**** INFORMATION SHOWN ****
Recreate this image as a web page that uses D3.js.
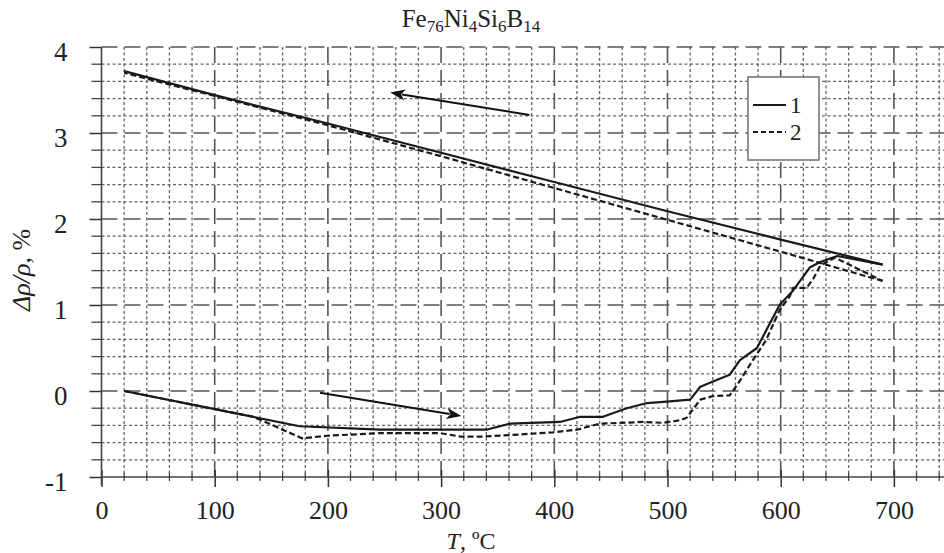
<!DOCTYPE html>
<html>
<head>
<meta charset="utf-8">
<script src="https://cdn.jsdelivr.net/npm/d3@7/dist/d3.min.js"></script>
<style>
  html, body { margin: 0; padding: 0; background: #fff; }
  svg { display: block; }
  text { font-family: "Liberation Serif", "DejaVu Serif", serif; fill: #222; }
</style>
</head>
<body>
<svg id="chart" width="944" height="553"></svg>
<script>
// ---------- data ----------
const xMajorTicks = [0, 100, 200, 300, 400, 500, 600, 700];
const yMajorTicks = [-1, 0, 1, 2, 3, 4];

// Series 1 (solid) – heating branch
const heat1T = [20, 100, 175, 246, 340, 361, 405, 423, 443, 464, 482, 502, 520, 529, 544, 555, 564, 579, 599, 611, 626, 635, 650, 690];
const heat1V = [0.00, -0.21, -0.41, -0.45, -0.45, -0.38, -0.36, -0.30, -0.30, -0.20, -0.14, -0.12, -0.10, 0.05, 0.13, 0.19, 0.36, 0.50, 1.00, 1.17, 1.44, 1.50, 1.57, 1.47];
// Series 1 (solid) – cooling branch
const cool1T = [690, 600, 500, 400, 300, 200, 100, 20];
const cool1V = [1.47, 1.76, 2.09, 2.43, 2.77, 3.11, 3.44, 3.72];

// Series 2 (dashed) – heating branch
const heat2T = [20, 100, 134, 150, 177, 200, 246, 299, 317, 337, 364, 399, 420, 440, 479, 496, 511, 517, 529, 540, 555, 563, 575, 587, 599, 608, 611, 623, 629, 635, 648, 690];
const heat2V = [0.00, -0.21, -0.30, -0.39, -0.55, -0.52, -0.49, -0.49, -0.53, -0.53, -0.51, -0.48, -0.45, -0.38, -0.36, -0.37, -0.34, -0.31, -0.10, -0.06, -0.05, 0.10, 0.35, 0.59, 0.94, 1.10, 1.20, 1.20, 1.31, 1.46, 1.55, 1.28];
// Series 2 (dashed) – cooling branch
const cool2T = [690, 600, 500, 400, 300, 200, 100, 20];
const cool2V = [1.28, 1.62, 1.99, 2.36, 2.73, 3.09, 3.43, 3.70];

const seriesNames = ["1", "2"];

// arrows [fromT, fromV, toT, toV]
const arrowsData = [
  [378, 3.21, 255, 3.47],
  [193, -0.02, 318, -0.29]
];

// ---------- drawing ----------
const W = 944, H = 553;
const FONT = "'Liberation Serif', 'DejaVu Serif', serif";
const svg = d3.select("#chart");
const x = d3.scaleLinear().domain([0, 750]).range([101.5, 950.5]);
const y = d3.scaleLinear().domain([-1, 4]).range([477, 47]);
const xRight = W;
const fmt = d => String(d); // plain hyphen-minus like the reference

const gridColor = "#666";
const xMinor = d3.range(20, 750, 20).filter(v => v % 100 !== 0);
const yMinor = d3.range(-8, 41, 2).map(v => v / 10).filter(v => Math.abs(v - Math.round(v)) > 1e-6);

const grid = svg.append("g");
grid.selectAll("line.vmin").data(xMinor).enter().append("line")
  .attr("x1", d => x(d)).attr("x2", d => x(d))
  .attr("y1", y(4)).attr("y2", y(-1))
  .attr("stroke", gridColor).attr("stroke-width", 1.3).attr("stroke-dasharray", "3,2.5");
grid.selectAll("line.hmin").data(yMinor).enter().append("line")
  .attr("x1", x(0)).attr("x2", xRight)
  .attr("y1", d => y(d)).attr("y2", d => y(d))
  .attr("stroke", gridColor).attr("stroke-width", 1.3).attr("stroke-dasharray", "3,2.5");
grid.selectAll("line.vmaj").data(xMajorTicks.filter(d => d > 0)).enter().append("line")
  .attr("x1", d => x(d)).attr("x2", d => x(d))
  .attr("y1", y(4)).attr("y2", y(-1))
  .attr("stroke", "#555").attr("stroke-width", 1.6).attr("stroke-dasharray", "16,7");
grid.selectAll("line.hmaj").data(yMajorTicks.filter(d => d > -1)).enter().append("line")
  .attr("x1", x(0)).attr("x2", xRight)
  .attr("y1", d => y(d)).attr("y2", d => y(d))
  .attr("stroke", "#555").attr("stroke-width", 1.6).attr("stroke-dasharray", "16,7");

// axes
const xAxis = svg.append("g").attr("transform", `translate(0,${y(-1)})`)
  .call(d3.axisBottom(x).tickValues(xMajorTicks).tickSize(10).tickPadding(10).tickFormat(fmt));
xAxis.attr("font-family", null).attr("font-size", null);
xAxis.select(".domain").remove();
xAxis.selectAll(".tick line").attr("y1", -7).attr("stroke", "#333").attr("stroke-width", 1.5);
xAxis.selectAll(".tick text").style("font-family", FONT).style("font-size", "26px").attr("fill", "#222").attr("dy", "0.85em");
svg.append("line").attr("x1", x(0)).attr("x2", xRight).attr("y1", y(-1)).attr("y2", y(-1))
  .attr("stroke", "#444").attr("stroke-width", 1.6);
svg.append("g").selectAll("line").data(xMinor).enter().append("line")
  .attr("x1", d => x(d)).attr("x2", d => x(d))
  .attr("y1", y(-1) - 4).attr("y2", y(-1) + 4)
  .attr("stroke", "#444").attr("stroke-width", 1.3);

const yAxis = svg.append("g").attr("transform", `translate(${x(0)},0)`)
  .call(d3.axisLeft(y).tickValues(yMajorTicks).tickSize(12).tickPadding(22).tickFormat(fmt));
yAxis.attr("font-family", null).attr("font-size", null);
yAxis.select(".domain").remove();
yAxis.selectAll(".tick line").attr("stroke", "#333").attr("stroke-width", 1.5);
yAxis.selectAll(".tick text").style("font-family", FONT).style("font-size", "27px").attr("fill", "#222").attr("dy", "0.5em");
svg.append("line").attr("x1", x(0)).attr("x2", x(0)).attr("y1", y(4)).attr("y2", y(-1) + 8)
  .attr("stroke", "#444").attr("stroke-width", 1.6);
svg.append("g").selectAll("line").data(yMinor).enter().append("line")
  .attr("x1", x(0) - 10).attr("x2", x(0))
  .attr("y1", d => y(d)).attr("y2", d => y(d))
  .attr("stroke", "#444").attr("stroke-width", 1.3);

// curves
const line = d3.line().x(d => x(d[0])).y(d => y(d[1]));
const zip = (a, b) => a.map((v, i) => [v, b[i]]);
const curves = [
  { pts: zip(heat1T, heat1V), dash: null },
  { pts: zip(cool1T, cool1V), dash: null },
  { pts: zip(heat2T, heat2V), dash: "6,3" },
  { pts: zip(cool2T, cool2V), dash: "6,3" }
];
svg.append("g").selectAll("path").data(curves).enter().append("path")
  .attr("d", d => line(d.pts))
  .attr("fill", "none").attr("stroke", "#1a1a1a").attr("stroke-width", 2.2)
  .attr("stroke-linejoin", "round")
  .attr("stroke-dasharray", d => d.dash);

// arrows
const ag = svg.append("g");
arrowsData.forEach(a => {
  const x1 = x(a[0]), y1 = y(a[1]), x2 = x(a[2]), y2 = y(a[3]);
  const ang = Math.atan2(y2 - y1, x2 - x1);
  const L = 15, Wd = 5.5;
  const bx = x2 - L * Math.cos(ang), by = y2 - L * Math.sin(ang);
  ag.append("line").attr("x1", x1).attr("y1", y1).attr("x2", bx + 3 * Math.cos(ang)).attr("y2", by + 3 * Math.sin(ang))
    .attr("stroke", "#111").attr("stroke-width", 2);
  const p = [
    [x2, y2],
    [bx - Wd * Math.sin(ang), by + Wd * Math.cos(ang)],
    [bx + 4 * Math.cos(ang), by + 4 * Math.sin(ang)],
    [bx + Wd * Math.sin(ang), by - Wd * Math.cos(ang)]
  ];
  ag.append("path").attr("d", "M" + p.map(q => q.join(",")).join("L") + "Z").attr("fill", "#111");
});

// legend
const lg = svg.append("g");
lg.append("rect").attr("x", 748).attr("y", 77).attr("width", 71).attr("height", 83)
  .attr("fill", "#fff").attr("stroke", "#777").attr("stroke-width", 1.6);
seriesNames.forEach((n, i) => {
  const yy = 105 + i * 27;
  lg.append("line").attr("x1", 753).attr("x2", 786).attr("y1", yy).attr("y2", yy)
    .attr("stroke", "#1a1a1a").attr("stroke-width", 2.2).attr("stroke-dasharray", i === 1 ? "5,3" : null);
  lg.append("text").attr("x", 790).attr("y", yy + 8).style("font-size", "23px").text(n);
});

// title
const title = svg.append("text").attr("x", 471).attr("y", 27).attr("text-anchor", "middle").style("font-size", "25px");
[["Fe", false], ["76", true], ["Ni", false], ["4", true], ["Si", false], ["6", true], ["B", false], ["14", true]].forEach(([t, sub], i) => {
  const ts = title.append("tspan").text(t);
  if (sub) ts.style("font-size", "17px").attr("dy", 5);
  else if (i > 0) ts.attr("dy", -5);
});

// x label
const xl = svg.append("text").attr("x", 471).attr("y", 549).attr("text-anchor", "middle").style("font-size", "24px");
xl.append("tspan").attr("font-style", "italic").text("T");
xl.append("tspan").text(", ºC");

// y label
const yl = svg.append("text").attr("transform", "translate(30,270) rotate(-90)").attr("text-anchor", "middle").style("font-size", "26px");
yl.append("tspan").attr("font-style", "italic").text("Δρ/ρ");
yl.append("tspan").text(", %");
</script>
</body>
</html>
****
▶ [TASK TO CARRY OUT]: From the first line above down to the line with "const yMajorTicks = [-1, 0, 1, 2, 3, 4];", reproduce every line and no others, omitting pictures.

▶ [EXPECTED ANSWER]:
Recreate this image as a web page that uses D3.js.
<!DOCTYPE html>
<html>
<head>
<meta charset="utf-8">
<script src="https://cdn.jsdelivr.net/npm/d3@7/dist/d3.min.js"></script>
<style>
  html, body { margin: 0; padding: 0; background: #fff; }
  svg { display: block; }
  text { font-family: "Liberation Serif", "DejaVu Serif", serif; fill: #222; }
</style>
</head>
<body>
<svg id="chart" width="944" height="553"></svg>
<script>
// ---------- data ----------
const xMajorTicks = [0, 100, 200, 300, 400, 500, 600, 700];
const yMajorTicks = [-1, 0, 1, 2, 3, 4];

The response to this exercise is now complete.